| ▲ | kevingadd 3 months ago |
| Part of the motive behind variable width SIMD in WASM is that there's intentionally-ish no mechanism to do feature detection at runtime in WASM. The whole module has to be valid on your target, you can't include a handful of invalid functions and conditionally execute them if the target supports 256-wide or 512-wide SIMD. If you want to adapt you have to ship entire modules for each set of supported feature flags and select the correct module at startup after probing what the target supports. So variable width SIMD solves this by making any module using it valid regardless of whether the target supports 512-bit vectors, and the VM 'just' has to solve the problem of generating good code. Personally I think this is a terrible way to do things and there should have just been a feature detection system, but the horse fled the barn on that one like a decade ago. |
|
| ▲ | __abadams__ 2 months ago | parent | next [-] |
| It would be very easy to support 512-bit vectors everywhere, and just emulate them on most systems with a small number of smaller vectors. It's easy for a compiler to generate good code for this. Clang does it well if you use its built-in vector types (which can be any length). Variable-length vectors, on the other hand, are a very challenging problem for compiler devs. You tend to get worse code out than if you just statically picked a size, even if it's not the native size. |
| |
| ▲ | jandrewrogers 2 months ago | parent | next [-] | | The risk of 512-bit vectors everywhere is that many algorithms will spill the registers pretty badly if implemented in e.g. 128-bit vectors under the hood. In such cases you may be better off with a completely different algorithm implementation. | |
| ▲ | Someone 2 months ago | parent | prev | next [-] | | > It would be very easy to support 512-bit vectors everywhere, and just emulate them on most systems with a small number of smaller vectors. It's easy for a compiler to generate good code for this Wouldn’t that be suboptimal if/when CPUs that support 1024-bit vectors come along? > Variable-length vectors, on the other hand, are a very challenging problem for compiler devs. You tend to get worse code out than if you just statically picked a size, even if it's not the native size. Why would it be challenging? You could statically pick a size on a system with variable-length vectors, too. How would that be worse code? | | |
| ▲ | kevingadd 2 months ago | parent | next [-] | | Optimal performance in a vector algorithm typically requires optimizing around things like the number of available registers, whether the registers in use are volatile (mandating stack spills when calling other functions like a comparer), and sizes of sequences. If you know you're engineering for 16-byte vectors you can 'just' align all your data to 16 bytes. And if you know you have 8 vector registers where 4 of them are non-volatile you can design around that too. But without information like that you have to be defensive, like aligning all your data to 128 bytes instead Just In Case (heaven forbid native vectors get bigger than that), minimizing the number of registers you use to try and avoid stack spills, etc. (I mention this because WASM also doesn't expose any of this information.) It's true that you could just design for a static size on a system with variable-length vectors.
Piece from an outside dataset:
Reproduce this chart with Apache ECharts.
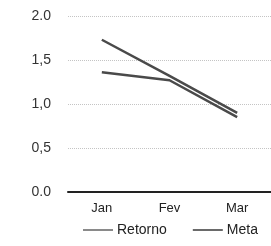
<!DOCTYPE html>
<html>
	<head>
		<meta charset="UTF-8">
		<title>Retorno x Meta</title>
		<script src="https://cdn.jsdelivr.net/npm/echarts@6/dist/echarts.min.js"></script>
		<style type="text/css">
			body {
				margin: 0;
				background: #fff;
			}
			#chart {
				width: 271px;
				height: 246px;
			}
		</style>
	</head>
	<body>
		<div id="chart"></div>
		<script type="text/javascript">
			// dados
			var meses = ['Jan', 'Fev', 'Mar'];
			var retorno = [1.73, 1.32, 0.90];
			var meta = [1.36, 1.27, 0.85];
			var rotulosY = {'0': '0.0', '0.5': '0,5', '1': '1,0', '1.5': '1,5', '2': '2.0'};

			var chart = echarts.init(document.getElementById('chart'));
			var option = {
				animation: false,
				textStyle: {
					fontFamily: 'Liberation Sans, Arial, sans-serif'
				},
				grid: {
					left: 68,
					top: 16,
					width: 210,
					height: 176
				},
				legend: {
					bottom: 4,
					left: 78,
					itemWidth: 30,
					itemHeight: 2,
					itemGap: 26,
					icon: 'rect',
					textStyle: {
						color: '#222',
						fontSize: 14,
						padding: [0, 0, 0, -1]
					},
					data: ['Retorno', 'Meta']
				},
				xAxis: {
					type: 'category',
					data: meses,
					axisLine: {
						lineStyle: {
							color: '#222',
							width: 2
						}
					},
					axisTick: {
						show: false
					},
					axisLabel: {
						color: '#222',
						fontSize: 13,
						margin: 10
					}
				},
				yAxis: {
					type: 'value',
					min: 0,
					max: 2,
					interval: 0.5,
					axisLabel: {
						color: '#333',
						fontSize: 14,
						margin: 17,
						formatter: function(v) {
							return rotulosY[String(v)];
						}
					},
					splitLine: {
						lineStyle: {
							color: '#c4c4c4',
							type: 'dotted',
							width: 1
						}
					}
				},
				series: [{
					name: 'Retorno',
					type: 'line',
					data: retorno,
					showSymbol: false,
					itemStyle: {
						color: '#8a8a8a'
					},
					lineStyle: {
						color: '#4a4a4a',
						width: 2.5
					}
				}, {
					name: 'Meta',
					type: 'line',
					data: meta,
					showSymbol: false,
					itemStyle: {
						color: '#6a6a6a'
					},
					lineStyle: {
						color: '#4a4a4a',
						width: 2.5
					}
				}]
			};
			chart.setOption(option);
		</script>
	</body>
</html>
I suspect you'd see a lot of people do that, and potentially under-utilize the hardware's capabilities. Better than nothing, at least! | |
| ▲ | dataflow 2 months ago | parent | prev [-] | | > Wouldn’t that be suboptimal if/when CPUs that support 1024-bit vectors come along? Is that likely or on anyone's roadmap? It makes a little less sense than 512 bits, at least for Intel, since their cache lines are 64 bytes i.e. 512 bits. Any more than that and they'd have to mess with multiple cache lines all the time, not just on unaligned accesses. And they'd have to support crossing more than 2 cache lines on unaligned accesses. They increase the cache line size too, but that seems terrible for compatibility since a lot of programs assume it's a compile time constant (and it'd have performance overhead to make it a run-time value). Somehow it feels like this isn't the way to go, but hey, I'm not a CPU architect. |
| |
| ▲ | codedokode 2 months ago | parent | prev [-] | | Variable length vectors seem to be made for closed-source manually-written assembly (nobody wants to unroll the loop manually and nobody will rewrite it for new register width). |
|
|
| ▲ | immibis 2 months ago | parent | prev [-] |
| You can write code that runs on many processors or code that takes advantage of the capabilities of one specific processor - not both. Is portability (write once, run anywhere) no longer a goal of WASM? Or will every SIMD instruction be slowly emulated when run on "wrong" processors? What if the interpreter is too old to support the instruction at all? |